DO THIS:
Output exactly the lines from the line containing "Reproduce this diagram with TikZ." through the line containing "(0,0) rectangle (1073,-619);", inclusive, and omit any pictures.

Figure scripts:
-- Start --

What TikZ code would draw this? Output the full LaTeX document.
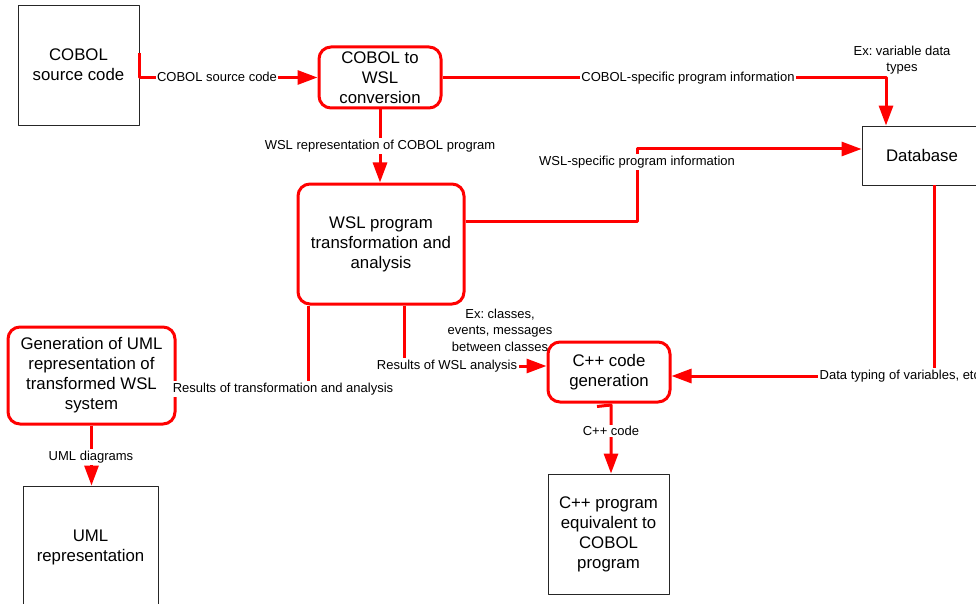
\documentclass[tikz,border=0pt]{standalone}
\usepackage{fontspec}
\setmainfont{Liberation Sans}
\usetikzlibrary{arrows.meta}
\frenchspacing
\begin{document}
\begin{tikzpicture}[x=1pt,y=-1pt,>={Triangle[length=20pt,width=14pt]},line join=round,
	font=\fontsize{16.8}{20}\selectfont,
	store/.style={draw=black!85,line width=0.9pt,align=center,inner sep=0pt},
	proc/.style={draw=red,line width=3pt,rounded corners=12pt,align=center,inner sep=0pt},
	flow/.style={draw=red,line width=3pt,->},
	lbl/.style={fill=white,inner sep=1.5pt,align=center,font=\fontsize{13}{16.5}\selectfont}]
	\useasboundingbox (0,0) rectangle (976,604);
	\node[store,minimum width=121pt,minimum height=120pt] (src) at (78.5,65) {COBOL\\source code};
	\node[proc,minimum width=122pt,minimum height=61pt] (conv) at (380,77.5) {COBOL to\\WSL\\conversion};
	\node[proc,minimum width=166pt,minimum height=120pt] (wsl) at (381,244) {WSL program\\transformation and\\analysis};
	\node[store,minimum width=120pt,minimum height=59pt] (db) at (922,155.5) {Database};
	\node[proc,minimum width=167pt,minimum height=97pt] (gen) at (91.5,375.5) {Generation of UML\\representation of\\transformed WSL\\system};
	\node[proc,minimum width=122pt,minimum height=60pt] (cpp) at (609,372) {C++ code\\generation};
	\node[store,minimum width=121pt,minimum height=120pt] (prog) at (608.5,534) {C++ program\\equivalent to\\COBOL\\program};
	\node[store,minimum width=135pt,minimum height=122pt] (uml) at (90.5,547) {UML\\representation};
	\path (637,149) coordinate (wslbend)
		(934,376) coordinate (dbbend)
		(308,389) coordinate (anabend)
		(404,366) coordinate (resbend)
		(611,405) coordinate (cppout);
	\draw[flow] ([yshift=12pt]src.east) |- (conv.west);
	\draw[flow] (conv.east) -| ([xshift=-36pt]db.north);
	\draw[flow] (conv.south) -- (conv.south |- wsl.north);
	\draw[flow] ([yshift=23pt]wsl.east) -| (wslbend) -- (db.west |- wslbend);
	\draw[flow] (db.south -| dbbend) -- (dbbend) -- (cpp.east |- dbbend);
	\draw[flow] (wsl.south -| anabend) -- (anabend) -- (gen.east |- anabend);
	\draw[flow] (wsl.south -| resbend) -- (resbend) -- (cpp.west |- resbend);
	\draw[flow] ([xshift=-12pt,yshift=-3pt]cpp.south) -- (cppout) -- (prog.north -| cppout);
	\draw[flow] (gen.south) -- (gen.south |- uml.north);
	\node[lbl] (lsrc) at (217,77) {COBOL source code};
	\node[lbl] (lcob) at (688,78) {COBOL-specific program information};
	\node[lbl,fill=none] (lvar) at (902,60) {Ex: variable data\\types};
	\node[lbl] (lrep) at (380,146) {WSL representation of COBOL program};
	\node[lbl] (lwsl) at (637,162) {WSL-specific program information};
	\node[lbl,anchor=west] (ltype) at (818,376) {Data typing of variables, etc.};
	\node[lbl] (ltra) at (283,389) {Results of transformation and analysis};
	\node[lbl] (lres) at (447,366) {Results of WSL analysis};
	\node[lbl,fill=none] (lcls) at (500,330) {Ex: classes,\\events, messages\\between classes};
	\node[lbl] (lcpp) at (611,431) {C++ code};
	\node[lbl] (luml) at (91,457) {UML diagrams};
\end{tikzpicture}
\end{document}
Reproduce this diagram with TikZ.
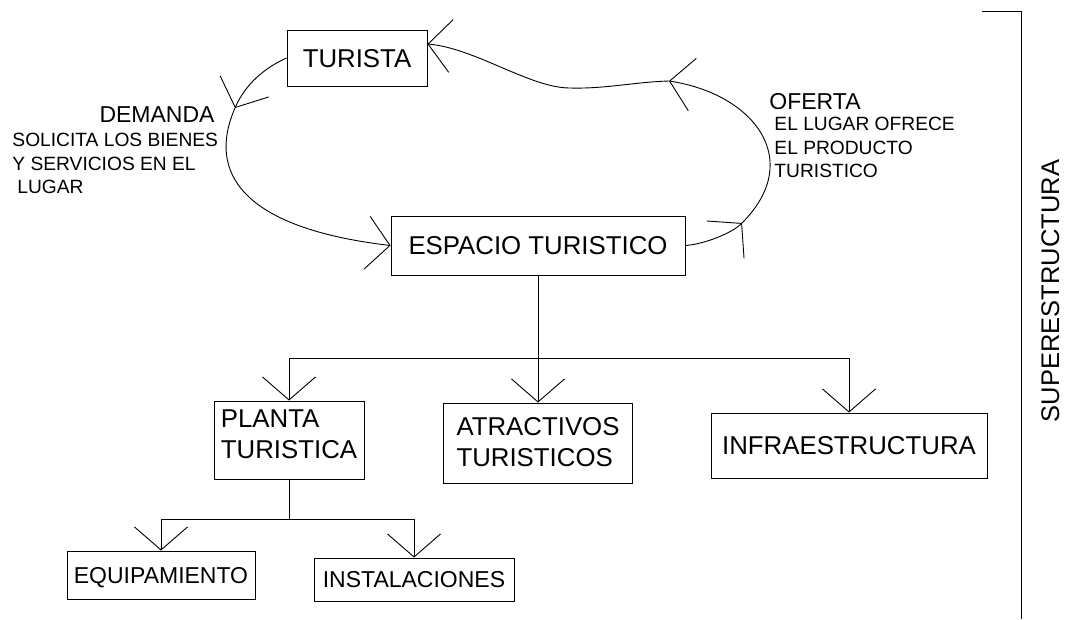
\documentclass[tikz,border=0pt]{standalone}
\usepackage{fontspec}
\setmainfont{Liberation Sans}
\usetikzlibrary{arrows.meta}
\tikzstyle{boxNode}=[draw,inner sep=0pt,text depth=0pt,font=\fontsize{25.8pt}{31pt}\selectfont]
\tikzstyle{smallBox}=[boxNode,font=\fontsize{23pt}{28pt}\selectfont]
\tikzstyle{flow}=[-{Straight Barb[length=23pt,width=53pt]}]
\tikzstyle{headText}=[inner sep=0pt,font=\fontsize{23pt}{27pt}\selectfont]
\tikzstyle{noteText}=[inner sep=0pt,align=left,font=\fontsize{19.2pt}{23.3pt}\selectfont]

\begin{document}
\begin{tikzpicture}[x=1pt,y=1pt,line width=0.9pt]

    \useasboundingbox (0,0) rectangle (1073,-619);

    \node[boxNode,minimum width=140pt,minimum height=56pt] (t) at (357,-58) {TURISTA};
    \node[boxNode,minimum width=294pt,minimum height=59pt] (e) at (538,-245.5) {ESPACIO TURISTICO};
    \node[boxNode,align=left,text depth=11pt,minimum width=150pt,minimum height=78pt] (pl) at (289,-440) {PLANTA\\TURISTICA};
    \node[boxNode,align=left,text depth=3pt,minimum width=189pt,minimum height=80pt] (at) at (538,-443) {ATRACTIVOS\\TURISTICOS};
    \node[boxNode,minimum width=276pt,minimum height=65pt] (in) at (849,-445.5) {INFRAESTRUCTURA};
    \node[smallBox,minimum width=188pt,minimum height=48pt] (eq) at (161,-575) {EQUIPAMIENTO};
    \node[smallBox,minimum width=200pt,minimum height=43pt] (is) at (414,-579.5) {INSTALACIONES};

    \node[headText,anchor=base east] (dem) at (215,-122) {DEMANDA};
    \node[noteText,anchor=north west] (demtxt) at (12,-133) {SOLICITA LOS BIENES\\Y SERVICIOS EN EL\\\hspace*{5pt}LUGAR};
    \node[headText,anchor=base west] (of) at (769,-109) {OFERTA};
    \node[noteText,anchor=north west] (oftxt) at (774,-117) {EL LUGAR OFRECE\\EL PRODUCTO\\TURISTICO};
    \node[inner sep=0pt,rotate=90,anchor=base,font=\fontsize{25.5pt}{30pt}\selectfont] (sup) at (1059,-291) {SUPERESTRUCTURA};

    \coordinate (m1) at (235,-108);
    \coordinate (m2) at (742,-223);
    \coordinate (m3) at (669,-81);
    \coordinate (j1) at (538,-358);
    \coordinate (j2) at (289,-519);

    \draw[flow] (t.west) .. controls (264,-68) and (245,-85) .. (m1);
    \draw[flow] (m1) .. controls (207,-172) and (241,-228) .. (e.west);
    \draw[flow] (e.east) .. controls (705,-244) and (732,-233) .. (m2);
    \draw[flow] (m2) .. controls (805,-160) and (754,-94) .. (m3);
    \draw[flow] (m3) .. controls (635,-82) and (605,-89) .. (570,-88) .. controls (530,-88) and (475,-48) .. ([yshift=14pt]t.east);

    \draw[flow] (e.south) -- (at.north);
    \draw[flow] (j1) -| (pl.north);
    \draw[flow] (j1) -| (in.north);
    \draw (pl.south) -- (j2);
    \draw[flow] (j2) -| (eq.north);
    \draw[flow] (j2) -| (is.north);

    \draw (982,-11) -| (1021.5,-619);

\end{tikzpicture}
\end{document}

-- End --

TASK OUTPUT:
Reproduce this diagram with TikZ.
\documentclass[tikz,border=0pt]{standalone}
\usepackage{fontspec}
\setmainfont{Liberation Sans}
\usetikzlibrary{arrows.meta}
\tikzstyle{boxNode}=[draw,inner sep=0pt,text depth=0pt,font=\fontsize{25.8pt}{31pt}\selectfont]
\tikzstyle{smallBox}=[boxNode,font=\fontsize{23pt}{28pt}\selectfont]
\tikzstyle{flow}=[-{Straight Barb[length=23pt,width=53pt]}]
\tikzstyle{headText}=[inner sep=0pt,font=\fontsize{23pt}{27pt}\selectfont]
\tikzstyle{noteText}=[inner sep=0pt,align=left,font=\fontsize{19.2pt}{23.3pt}\selectfont]

\begin{document}
\begin{tikzpicture}[x=1pt,y=1pt,line width=0.9pt]

    \useasboundingbox (0,0) rectangle (1073,-619);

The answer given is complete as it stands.